■ **REQUEST**
Write out, word for word, only the data from its first line to the line containing "color=color, lw=lw, solid_capstyle='butt'))".
* Begin MATERIAL PROVIDED *
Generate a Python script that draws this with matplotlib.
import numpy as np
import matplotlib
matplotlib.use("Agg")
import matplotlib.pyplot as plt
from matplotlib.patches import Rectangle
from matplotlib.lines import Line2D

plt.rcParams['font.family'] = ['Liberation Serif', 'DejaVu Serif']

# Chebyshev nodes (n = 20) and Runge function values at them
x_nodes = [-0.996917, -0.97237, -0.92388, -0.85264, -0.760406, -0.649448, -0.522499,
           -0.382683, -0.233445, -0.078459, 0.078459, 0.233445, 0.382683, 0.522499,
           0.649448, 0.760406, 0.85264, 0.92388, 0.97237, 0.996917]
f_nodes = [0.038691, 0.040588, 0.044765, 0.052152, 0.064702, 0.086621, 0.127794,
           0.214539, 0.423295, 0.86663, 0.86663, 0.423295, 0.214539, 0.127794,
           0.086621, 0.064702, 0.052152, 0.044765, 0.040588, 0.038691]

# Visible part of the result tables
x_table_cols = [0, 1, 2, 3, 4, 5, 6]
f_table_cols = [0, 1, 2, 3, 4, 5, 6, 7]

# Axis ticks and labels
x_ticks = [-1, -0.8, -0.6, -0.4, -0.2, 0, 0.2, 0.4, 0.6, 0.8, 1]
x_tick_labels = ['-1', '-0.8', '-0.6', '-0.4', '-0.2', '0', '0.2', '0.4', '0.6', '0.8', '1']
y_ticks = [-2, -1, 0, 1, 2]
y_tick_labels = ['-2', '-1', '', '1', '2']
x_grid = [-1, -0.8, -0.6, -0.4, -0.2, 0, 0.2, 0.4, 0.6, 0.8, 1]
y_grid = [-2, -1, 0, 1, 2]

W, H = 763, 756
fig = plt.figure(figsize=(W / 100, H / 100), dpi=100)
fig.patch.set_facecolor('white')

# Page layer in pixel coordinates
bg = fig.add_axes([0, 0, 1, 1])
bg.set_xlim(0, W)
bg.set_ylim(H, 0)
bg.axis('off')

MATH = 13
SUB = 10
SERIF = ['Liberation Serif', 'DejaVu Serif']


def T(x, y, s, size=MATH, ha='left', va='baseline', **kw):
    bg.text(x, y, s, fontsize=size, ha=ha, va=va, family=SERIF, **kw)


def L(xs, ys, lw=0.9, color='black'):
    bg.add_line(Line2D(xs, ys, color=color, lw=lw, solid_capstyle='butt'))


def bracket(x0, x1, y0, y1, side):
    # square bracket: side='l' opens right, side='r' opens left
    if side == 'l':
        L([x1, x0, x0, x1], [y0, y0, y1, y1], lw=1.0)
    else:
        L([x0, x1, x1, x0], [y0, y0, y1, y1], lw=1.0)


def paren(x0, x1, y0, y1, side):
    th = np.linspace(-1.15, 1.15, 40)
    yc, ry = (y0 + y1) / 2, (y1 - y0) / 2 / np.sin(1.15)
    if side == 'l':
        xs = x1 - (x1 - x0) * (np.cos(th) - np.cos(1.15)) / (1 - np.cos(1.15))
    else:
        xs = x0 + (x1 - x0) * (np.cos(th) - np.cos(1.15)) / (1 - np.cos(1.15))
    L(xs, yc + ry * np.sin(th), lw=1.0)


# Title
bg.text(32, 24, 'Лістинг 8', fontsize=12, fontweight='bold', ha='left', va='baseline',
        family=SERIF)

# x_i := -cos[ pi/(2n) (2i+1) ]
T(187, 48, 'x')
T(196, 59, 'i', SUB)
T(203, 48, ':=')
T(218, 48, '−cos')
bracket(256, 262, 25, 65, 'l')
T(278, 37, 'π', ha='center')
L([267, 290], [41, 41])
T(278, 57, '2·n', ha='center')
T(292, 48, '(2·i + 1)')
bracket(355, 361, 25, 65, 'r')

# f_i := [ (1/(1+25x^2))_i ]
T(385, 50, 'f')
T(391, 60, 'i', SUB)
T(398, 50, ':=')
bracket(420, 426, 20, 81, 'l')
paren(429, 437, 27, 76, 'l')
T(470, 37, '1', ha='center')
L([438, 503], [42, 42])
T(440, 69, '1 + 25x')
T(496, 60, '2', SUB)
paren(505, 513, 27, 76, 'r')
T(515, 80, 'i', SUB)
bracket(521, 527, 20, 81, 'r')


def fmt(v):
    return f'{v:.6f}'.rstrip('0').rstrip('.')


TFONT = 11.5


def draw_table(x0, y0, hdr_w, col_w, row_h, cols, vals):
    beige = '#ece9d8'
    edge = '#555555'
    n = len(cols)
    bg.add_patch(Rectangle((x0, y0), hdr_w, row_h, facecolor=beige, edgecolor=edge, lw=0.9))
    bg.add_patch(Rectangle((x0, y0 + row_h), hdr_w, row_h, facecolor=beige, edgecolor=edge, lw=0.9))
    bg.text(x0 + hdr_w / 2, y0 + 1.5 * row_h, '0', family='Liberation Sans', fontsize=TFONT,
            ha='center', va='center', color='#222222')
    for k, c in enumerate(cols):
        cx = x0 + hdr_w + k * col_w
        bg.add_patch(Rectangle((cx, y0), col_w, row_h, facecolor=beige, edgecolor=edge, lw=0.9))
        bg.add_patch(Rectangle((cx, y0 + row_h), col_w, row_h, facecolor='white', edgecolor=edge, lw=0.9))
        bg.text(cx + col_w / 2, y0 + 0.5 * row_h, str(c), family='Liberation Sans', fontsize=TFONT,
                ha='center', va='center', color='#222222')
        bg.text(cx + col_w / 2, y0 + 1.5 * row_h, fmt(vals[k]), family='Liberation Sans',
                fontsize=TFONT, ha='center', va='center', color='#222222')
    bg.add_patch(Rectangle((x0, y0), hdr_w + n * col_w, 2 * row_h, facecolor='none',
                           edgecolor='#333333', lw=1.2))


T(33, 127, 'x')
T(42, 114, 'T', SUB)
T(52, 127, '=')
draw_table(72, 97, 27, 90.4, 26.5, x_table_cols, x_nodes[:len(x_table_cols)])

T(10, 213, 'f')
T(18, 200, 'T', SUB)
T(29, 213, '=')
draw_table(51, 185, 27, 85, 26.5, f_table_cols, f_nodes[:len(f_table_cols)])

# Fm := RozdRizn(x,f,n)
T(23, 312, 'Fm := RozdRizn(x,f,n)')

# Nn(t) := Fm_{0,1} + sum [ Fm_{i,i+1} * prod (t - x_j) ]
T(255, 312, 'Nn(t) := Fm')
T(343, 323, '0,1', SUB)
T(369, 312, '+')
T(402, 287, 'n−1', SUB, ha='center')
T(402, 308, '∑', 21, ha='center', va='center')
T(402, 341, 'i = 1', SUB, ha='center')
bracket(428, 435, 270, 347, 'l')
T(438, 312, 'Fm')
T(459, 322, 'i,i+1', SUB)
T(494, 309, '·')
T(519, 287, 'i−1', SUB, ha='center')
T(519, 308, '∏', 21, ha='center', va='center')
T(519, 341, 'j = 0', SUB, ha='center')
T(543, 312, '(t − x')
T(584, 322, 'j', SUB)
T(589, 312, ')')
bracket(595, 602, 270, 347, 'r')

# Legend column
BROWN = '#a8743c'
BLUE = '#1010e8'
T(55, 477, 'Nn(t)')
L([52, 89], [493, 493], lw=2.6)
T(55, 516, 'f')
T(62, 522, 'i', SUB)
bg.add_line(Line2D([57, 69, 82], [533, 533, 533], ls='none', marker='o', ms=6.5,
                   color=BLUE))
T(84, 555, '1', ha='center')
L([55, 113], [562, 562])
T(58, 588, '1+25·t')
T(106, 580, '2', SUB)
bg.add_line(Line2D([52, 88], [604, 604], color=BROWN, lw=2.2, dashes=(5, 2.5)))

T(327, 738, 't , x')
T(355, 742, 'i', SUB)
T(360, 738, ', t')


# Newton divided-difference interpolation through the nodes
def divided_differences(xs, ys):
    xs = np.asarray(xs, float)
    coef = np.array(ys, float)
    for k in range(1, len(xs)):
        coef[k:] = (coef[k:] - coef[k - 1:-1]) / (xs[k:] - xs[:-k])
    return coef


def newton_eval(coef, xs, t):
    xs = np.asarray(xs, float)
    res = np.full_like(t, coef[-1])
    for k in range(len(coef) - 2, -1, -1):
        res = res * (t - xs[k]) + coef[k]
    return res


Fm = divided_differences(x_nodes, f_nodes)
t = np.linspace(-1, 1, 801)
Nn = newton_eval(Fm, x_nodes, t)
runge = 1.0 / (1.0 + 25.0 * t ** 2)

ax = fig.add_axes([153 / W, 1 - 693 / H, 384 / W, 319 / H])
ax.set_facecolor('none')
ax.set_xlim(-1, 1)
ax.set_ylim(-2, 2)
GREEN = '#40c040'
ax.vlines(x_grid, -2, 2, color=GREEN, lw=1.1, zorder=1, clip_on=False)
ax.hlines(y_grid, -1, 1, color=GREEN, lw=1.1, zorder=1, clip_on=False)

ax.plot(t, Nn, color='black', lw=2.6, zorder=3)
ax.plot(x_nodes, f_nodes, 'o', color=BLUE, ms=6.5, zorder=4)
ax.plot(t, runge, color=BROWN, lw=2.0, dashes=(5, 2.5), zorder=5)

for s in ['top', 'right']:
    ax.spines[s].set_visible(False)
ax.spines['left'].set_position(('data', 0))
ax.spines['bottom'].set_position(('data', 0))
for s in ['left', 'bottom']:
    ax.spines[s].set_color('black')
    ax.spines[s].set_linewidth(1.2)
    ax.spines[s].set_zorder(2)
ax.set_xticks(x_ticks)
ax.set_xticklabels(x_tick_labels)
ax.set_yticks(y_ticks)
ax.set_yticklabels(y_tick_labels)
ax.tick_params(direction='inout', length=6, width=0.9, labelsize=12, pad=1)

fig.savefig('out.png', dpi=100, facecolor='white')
* End MATERIAL PROVIDED *
■ **REPLY**
Generate a Python script that draws this with matplotlib.
import numpy as np
import matplotlib
matplotlib.use("Agg")
import matplotlib.pyplot as plt
from matplotlib.patches import Rectangle
from matplotlib.lines import Line2D

plt.rcParams['font.family'] = ['Liberation Serif', 'DejaVu Serif']

# Chebyshev nodes (n = 20) and Runge function values at them
x_nodes = [-0.996917, -0.97237, -0.92388, -0.85264, -0.760406, -0.649448, -0.522499,
           -0.382683, -0.233445, -0.078459, 0.078459, 0.233445, 0.382683, 0.522499,
           0.649448, 0.760406, 0.85264, 0.92388, 0.97237, 0.996917]
f_nodes = [0.038691, 0.040588, 0.044765, 0.052152, 0.064702, 0.086621, 0.127794,
           0.214539, 0.423295, 0.86663, 0.86663, 0.423295, 0.214539, 0.127794,
           0.086621, 0.064702, 0.052152, 0.044765, 0.040588, 0.038691]

# Visible part of the result tables
x_table_cols = [0, 1, 2, 3, 4, 5, 6]
f_table_cols = [0, 1, 2, 3, 4, 5, 6, 7]

# Axis ticks and labels
x_ticks = [-1, -0.8, -0.6, -0.4, -0.2, 0, 0.2, 0.4, 0.6, 0.8, 1]
x_tick_labels = ['-1', '-0.8', '-0.6', '-0.4', '-0.2', '0', '0.2', '0.4', '0.6', '0.8', '1']
y_ticks = [-2, -1, 0, 1, 2]
y_tick_labels = ['-2', '-1', '', '1', '2']
x_grid = [-1, -0.8, -0.6, -0.4, -0.2, 0, 0.2, 0.4, 0.6, 0.8, 1]
y_grid = [-2, -1, 0, 1, 2]

W, H = 763, 756
fig = plt.figure(figsize=(W / 100, H / 100), dpi=100)
fig.patch.set_facecolor('white')

# Page layer in pixel coordinates
bg = fig.add_axes([0, 0, 1, 1])
bg.set_xlim(0, W)
bg.set_ylim(H, 0)
bg.axis('off')

MATH = 13
SUB = 10
SERIF = ['Liberation Serif', 'DejaVu Serif']


def T(x, y, s, size=MATH, ha='left', va='baseline', **kw):
    bg.text(x, y, s, fontsize=size, ha=ha, va=va, family=SERIF, **kw)


def L(xs, ys, lw=0.9, color='black'):
    bg.add_line(Line2D(xs, ys, color=color, lw=lw, solid_capstyle='butt'))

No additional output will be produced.